The Role and Challenges of Security Analysis

Key Insight

Security analysis is a specialized field focused on examining and evaluating stocks and bonds. Analysts describe businesses, summarize financial results, highlight strengths and weaknesses, and estimate future earning power under various assumptions. They also perform elaborate comparisons across companies and over different time periods for the same company. Their work involves techniques ranging from basic to complex, including scrutinizing and potentially adjusting company financial statements, even those audited by certified public accountants, to identify items whose true implications may differ from their stated values.

Historically, security analysts developed clear standards for assessing the safety of bonds and investment-grade preferred stocks, primarily based on past average earnings, capital structure, working capital, and asset values. In contrast, common stock valuation previously relied more on summarizing past performance and making general, often short-term, forecasts influenced by market trends. However, recent years have seen increased attention to valuing growth stocks, necessitating definite projections of expected earnings far into the future, often supported by sophisticated mathematical techniques.
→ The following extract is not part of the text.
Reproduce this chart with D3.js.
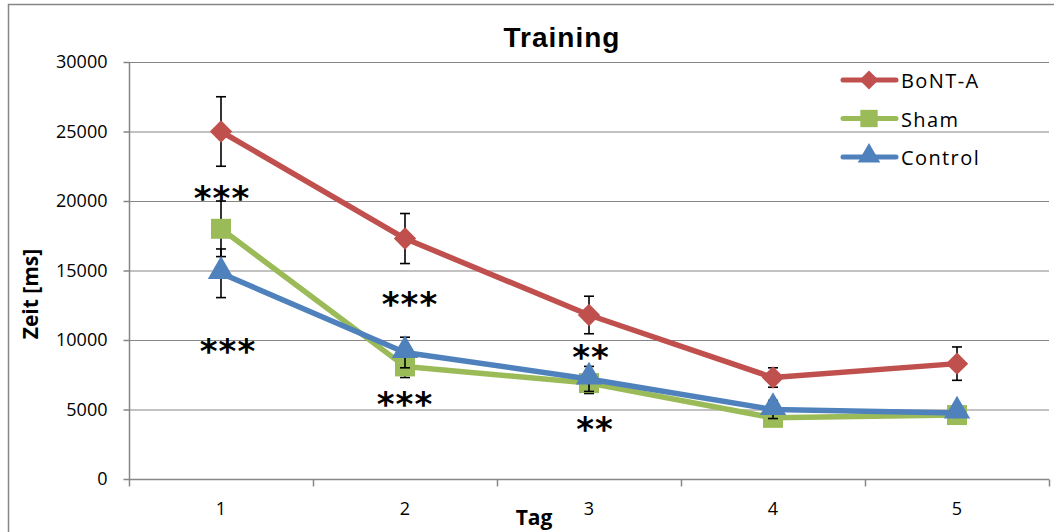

A significant paradox exists in modern security analysis: mathematical valuations have become most prevalent in areas where they are arguably least reliable. When valuations depend heavily on future anticipations rather than demonstrated past performance, they become highly vulnerable to miscalculation and error. A large portion of the perceived value of a high-multiplier growth stock is derived from future projections that often diverge significantly from historical trends, except possibly for the growth rate itself. Consequently, analysts are compelled to adopt highly mathematical and 'scientific' approaches in situations that inherently resist precise treatment, highlighting the inherent uncertainty in forecasting long-term, rapid growth.